__Problem__.
For the material that follows, list every line containing the word "script".

(Entries with chart source code)
════════

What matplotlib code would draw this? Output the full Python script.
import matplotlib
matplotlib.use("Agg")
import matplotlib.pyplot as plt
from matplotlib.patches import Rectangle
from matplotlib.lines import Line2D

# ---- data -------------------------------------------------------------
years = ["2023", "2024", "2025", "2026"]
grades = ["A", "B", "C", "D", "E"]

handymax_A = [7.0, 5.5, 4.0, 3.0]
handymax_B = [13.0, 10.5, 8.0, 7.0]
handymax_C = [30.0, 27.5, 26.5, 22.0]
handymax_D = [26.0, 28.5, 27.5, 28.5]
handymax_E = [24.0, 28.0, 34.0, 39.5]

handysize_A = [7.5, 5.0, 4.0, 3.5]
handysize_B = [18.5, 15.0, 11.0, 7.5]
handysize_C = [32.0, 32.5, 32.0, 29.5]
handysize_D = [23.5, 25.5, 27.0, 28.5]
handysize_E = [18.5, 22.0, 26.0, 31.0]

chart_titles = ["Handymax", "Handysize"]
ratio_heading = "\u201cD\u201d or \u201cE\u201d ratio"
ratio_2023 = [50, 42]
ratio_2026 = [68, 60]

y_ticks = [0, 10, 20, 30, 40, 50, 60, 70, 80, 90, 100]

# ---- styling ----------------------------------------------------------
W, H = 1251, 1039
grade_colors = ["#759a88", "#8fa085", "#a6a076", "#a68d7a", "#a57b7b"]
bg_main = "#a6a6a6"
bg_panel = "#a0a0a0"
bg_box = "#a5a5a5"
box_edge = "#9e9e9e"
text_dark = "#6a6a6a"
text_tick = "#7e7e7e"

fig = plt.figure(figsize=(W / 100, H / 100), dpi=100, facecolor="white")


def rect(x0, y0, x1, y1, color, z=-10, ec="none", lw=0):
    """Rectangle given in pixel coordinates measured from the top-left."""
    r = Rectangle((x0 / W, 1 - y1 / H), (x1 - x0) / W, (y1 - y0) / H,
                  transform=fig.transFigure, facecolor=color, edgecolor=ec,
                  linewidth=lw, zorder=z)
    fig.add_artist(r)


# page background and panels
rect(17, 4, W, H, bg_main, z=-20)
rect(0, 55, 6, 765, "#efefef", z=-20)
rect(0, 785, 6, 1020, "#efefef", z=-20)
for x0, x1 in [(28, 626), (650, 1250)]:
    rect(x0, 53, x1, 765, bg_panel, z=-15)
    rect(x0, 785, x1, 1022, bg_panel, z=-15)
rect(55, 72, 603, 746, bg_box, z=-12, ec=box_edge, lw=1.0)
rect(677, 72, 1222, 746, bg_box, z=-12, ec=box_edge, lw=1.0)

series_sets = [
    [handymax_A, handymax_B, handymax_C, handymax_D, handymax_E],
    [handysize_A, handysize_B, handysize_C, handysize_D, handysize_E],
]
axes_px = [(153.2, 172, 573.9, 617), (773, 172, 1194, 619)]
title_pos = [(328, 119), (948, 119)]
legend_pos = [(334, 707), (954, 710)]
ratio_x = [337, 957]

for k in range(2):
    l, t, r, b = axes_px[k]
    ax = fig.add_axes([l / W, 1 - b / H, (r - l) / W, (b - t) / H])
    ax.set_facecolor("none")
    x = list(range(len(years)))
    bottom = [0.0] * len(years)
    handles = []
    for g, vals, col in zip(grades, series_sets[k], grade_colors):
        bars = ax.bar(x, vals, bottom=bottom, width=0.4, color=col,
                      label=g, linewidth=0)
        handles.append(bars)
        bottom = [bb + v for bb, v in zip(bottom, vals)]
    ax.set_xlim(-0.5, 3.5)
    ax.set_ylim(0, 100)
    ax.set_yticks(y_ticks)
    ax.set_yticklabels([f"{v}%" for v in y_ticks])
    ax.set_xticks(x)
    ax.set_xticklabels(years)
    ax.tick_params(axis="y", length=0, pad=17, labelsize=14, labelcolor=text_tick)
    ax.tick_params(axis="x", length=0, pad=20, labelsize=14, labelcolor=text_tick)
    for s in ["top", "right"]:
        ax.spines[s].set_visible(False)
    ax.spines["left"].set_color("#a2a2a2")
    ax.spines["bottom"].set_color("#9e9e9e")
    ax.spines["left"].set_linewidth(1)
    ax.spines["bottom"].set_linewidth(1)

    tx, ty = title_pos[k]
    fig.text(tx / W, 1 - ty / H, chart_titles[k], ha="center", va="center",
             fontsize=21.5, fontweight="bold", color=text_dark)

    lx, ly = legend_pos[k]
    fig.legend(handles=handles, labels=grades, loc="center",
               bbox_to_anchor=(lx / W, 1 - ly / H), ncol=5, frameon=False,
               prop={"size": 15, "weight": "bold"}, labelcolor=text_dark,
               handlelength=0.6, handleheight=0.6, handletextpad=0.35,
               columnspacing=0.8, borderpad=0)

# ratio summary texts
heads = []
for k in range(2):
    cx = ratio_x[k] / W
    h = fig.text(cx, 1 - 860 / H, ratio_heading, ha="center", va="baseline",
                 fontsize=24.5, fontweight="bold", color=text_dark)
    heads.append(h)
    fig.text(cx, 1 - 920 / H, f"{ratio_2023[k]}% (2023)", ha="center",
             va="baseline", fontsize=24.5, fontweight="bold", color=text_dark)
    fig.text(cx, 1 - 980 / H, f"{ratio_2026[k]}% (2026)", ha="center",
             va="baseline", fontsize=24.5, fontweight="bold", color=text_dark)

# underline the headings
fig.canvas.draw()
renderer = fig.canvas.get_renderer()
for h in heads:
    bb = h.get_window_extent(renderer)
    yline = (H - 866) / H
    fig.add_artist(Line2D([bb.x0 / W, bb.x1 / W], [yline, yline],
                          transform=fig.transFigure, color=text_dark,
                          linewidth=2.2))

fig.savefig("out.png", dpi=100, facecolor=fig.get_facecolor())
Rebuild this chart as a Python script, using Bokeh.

════════

__Result of the exercise__.
What matplotlib code would draw this? Output the full Python script.
Rebuild this chart as a Python script, using Bokeh.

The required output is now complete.